New York was slow to adopt renewable energy under the administration of former Gov. Andrew Cuomo.
According to Inside Climate News, New York is number 24 out of 50 states when it comes to generating gigawatts of power, having created just 6,895 gigawatt hours of wind and solar in 2022 compared to Texas’ 136,000 gigawatt hours.
It’s part of the reason the Build Public Renewables Act (BPRA) has gained momentum this year – not only has New York committed to creating 100% clean, carbon-free electricity by 2040 via the 2019 climate law, but advocates argue that the New York Power Authority (NYPA) has a competitive advantage when it comes to siting and permitting renewables.
There are currently two versions of the Build Public Renewables Act competing for oxygen in state budget negotiations.
The first version is Gov. Kathy Hochul’s, whose proposal would require the NYPA to provide only renewable energy and power to customers.
The second version is a bill sponsored by state Sen. Kevin Parker and Assemblymember Robert Carroll (S4134/A279), which would do everything that Hochul’s bill does, plus overhaul — or “democratize” — the NYPA board of directors, as well as add labor provisions.
The Senate passed this version of the bill this year.
Elizabeth Oh, a coalition organizer at the Public Power NY Coalition, which supports the legislative bill, told Capital Tonight that NYPA is best positioned to push New York toward its climate goals.
“We believe NYPA has the potential to democratize and provide renewable energy so that we meet our legally mandated goals to decarbonize,” she said.
Advocates also believe that NYPA can better coordinate with public agencies to identify ideal sites for construction, and as a large entity with deep experience in building electricity infrastructure, will be faster and more efficient in completing the necessary work to go through the Office of Renewable Energy Siting (ORES) process.
“This, combined with guidelines issued by BPRA-mandate language on what kind of lands/sites should be targeted, make NYPA ideally suited to move through the siting and permitting process for interconnection and transmission,” Oh said.
But New York localities treasure home rule, something that Gavin Donohue, president and CEO of the Independent Power Producers of New York (IPPNY), and member of the state’s Climate Action Council, argues is critically important to remember.
“To steamroll communities and say, we’re just going to put these wind and solar and other renewable projects in without local input is really not what New York’s about,” Donohue said. “We pride ourselves on community input and home rule.”
IPPNY has issued a memorandum of opposition to the Parker/Carroll bill, along with other groups including Alliance for Clean Energy NY and the Solar Energy Industries Association.
They argue the bill is unnecessary and would undermine the current renewables model, which relies on both large and small private companies to develop projects.
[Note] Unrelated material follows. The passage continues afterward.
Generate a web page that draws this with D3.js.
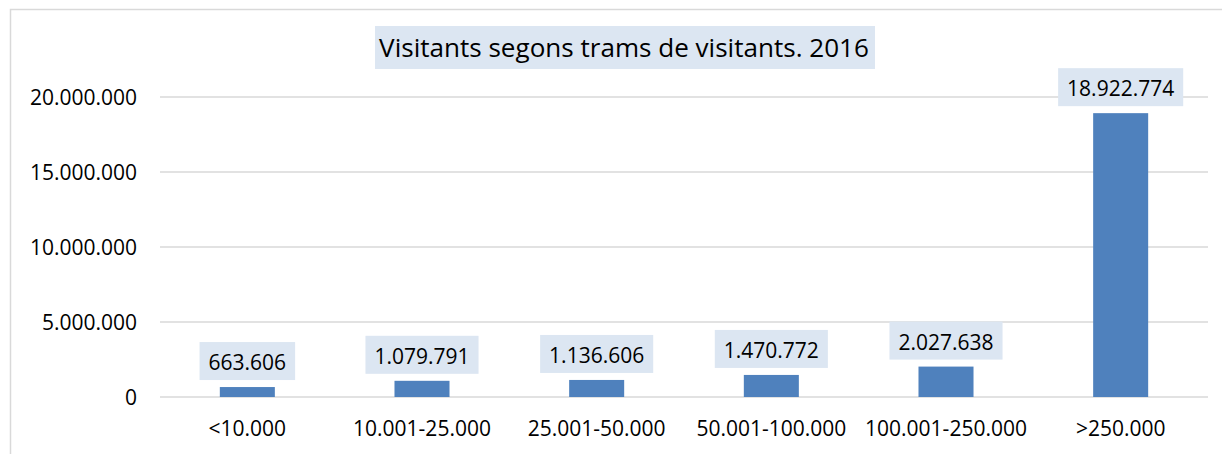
<!DOCTYPE html>
<html>
<head>
<meta charset="utf-8">
<script src="https://cdn.jsdelivr.net/npm/d3@7"></script>
<style>
  body { margin: 0; background: #fff; }
  svg { display: block; font-family: "Open Sans", sans-serif; }
</style>
</head>
<body>
<svg id="chart" width="1222" height="454"></svg>
<script>
var categories = ['<10.000', '10.001-25.000', '25.001-50.000', '50.001-100.000', '100.001-250.000', '>250.000'];
var visitants = [663606, 1079791, 1136606, 1470772, 2027638, 18922774];
var yTicks = [0, 5000000, 10000000, 15000000, 20000000];
var title = 'Visitants segons trams de visitants. 2016';

var chart = d3.select('#chart');

// plot area bounds
var plotLeft = 160, plotRight = 1208, plotTop = 97, plotBottom = 397;

var fmt = function(v) {
  return String(v).replace(/\B(?=(\d{3})+(?!\d))/g, '.');
};

var x = d3.scaleBand().domain(categories).range([plotLeft, plotRight]).paddingInner(0.685).paddingOuter(0.3425);
var y = d3.scaleLinear().domain([0, 20000000]).range([plotBottom, plotTop]);

// outer frame (only left/top visible in the crop)
chart.append('rect')
  .attr('x', 10.5).attr('y', 9.5)
  .attr('width', 1230).attr('height', 460)
  .attr('fill', 'none').attr('stroke', '#d9d9d9').attr('stroke-width', 1.5);

// gridlines
chart.append('g').selectAll('line').data(yTicks).enter().append('line')
  .attr('x1', plotLeft).attr('x2', plotRight)
  .attr('y1', function(d) { return y(d); }).attr('y2', function(d) { return y(d); })
  .attr('stroke', '#d9d9d9').attr('stroke-width', 1.5);

// y axis labels
var yAxis = chart.append('g')
  .attr('transform', 'translate(' + (plotLeft - 23) + ',0)')
  .call(d3.axisLeft(y).tickValues(yTicks).tickFormat(fmt).tickSize(0).tickPadding(0));
yAxis.select('.domain').remove();
yAxis.selectAll('text').attr('font-size', 21).attr('font-family', '"Open Sans", sans-serif')
  .attr('fill', '#000').attr('dy', '0.36em');

// x axis labels
var xAxis = chart.append('g')
  .attr('transform', 'translate(0,' + plotBottom + ')')
  .call(d3.axisBottom(x).tickSize(0).tickPadding(0));
xAxis.select('.domain').remove();
xAxis.selectAll('text').attr('font-size', 21).attr('font-family', '"Open Sans", sans-serif')
  .attr('fill', '#000').attr('dy', null).attr('y', 39);

// bars
chart.append('g').selectAll('rect').data(visitants).enter().append('rect')
  .attr('x', function(d, i) { return x(categories[i]); })
  .attr('width', x.bandwidth())
  .attr('y', function(d) { return y(d); })
  .attr('height', function(d) { return plotBottom - y(d); })
  .attr('fill', '#4f81bd');

// data labels with shaded boxes
var labels = chart.append('g').selectAll('g').data(visitants).enter().append('g');
labels.each(function(d, i) {
  var g = d3.select(this);
  var cx = x(categories[i]) + x.bandwidth() / 2;
  var boxBottom = y(d) - 7;
  var rect = g.append('rect').attr('fill', '#dce6f2');
  var t = g.append('text')
    .attr('x', cx).attr('y', boxBottom - 10)
    .attr('text-anchor', 'middle')
    .attr('font-size', 21)
    .attr('fill', '#000')
    .text(fmt(d));
  var w = t.node().getComputedTextLength();
  rect.attr('x', cx - w / 2 - 9).attr('width', w + 18)
    .attr('y', boxBottom - 38).attr('height', 38);
});

// title, sized to fill its box
var tg = chart.append('g');
var tRect = tg.append('rect').attr('fill', '#dce6f2');
var tText = tg.append('text')
  .attr('x', 624).attr('y', 57)
  .attr('text-anchor', 'middle')
  .attr('font-size', 24)
  .attr('fill', '#000')
  .text(title);
var tw = tText.node().getComputedTextLength();
tText.attr('font-size', 24 * 490 / tw);
tRect.attr('x', 375).attr('width', 500).attr('y', 26).attr('height', 43);
</script>
</body>
</html>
Donohue also pointed out to Capital Tonight that the legislation would not provide additional property tax revenue to local communities since NYPA does not pay taxes. By comparison, private sector energy producers currently pay more than $1.7 billion in property taxes annually.
“The people I represent pay almost $2 billion in New York property taxes across the state. Why wouldn’t we want to have more private companies come in and employ people and pay taxes? This bill will take that away,” Donohue said.
The reasons New York state’s renewable energy program lags behind states like Texas (and Iowa and California) are complex and have to do with the state’s regulatory structure, and a workforce stretched thin at multiple levels. It also has to do with long interconnection lag times, something Oh believes NYPA would be able address since, she said, it could build more infrastructure faster and cheaper than private industry.
“Right now, siting and permitting are not the only obstacles to building new interconnection and transmission. Cost is a factor too. Private industry has to spend significant amounts on building this infrastructure and can't recoup the costs as easily as they can on energy they generate and sell to the wholesale market,” she said. “This makes electricity infrastructure more expensive for private actors and disincentivizes its construction.”
Donohue is hoping that a compromise might come together in the Assembly.
He told Capital Tonight the Assembly’s one-house budget resolution includes “more reasonable provisions” than the Parker/Carroll bill. One idea he supports is having the Public Service Commission (PSC), the New York Independent System Operator (NYISO) and the New York State Energy Research and Development Authority (NYSERDA) determine whether or not NYPA should act on individual projects, rather than acting on its own.
A spokesman for the New York Power Authority said he wouldn’t comment on pending legislation.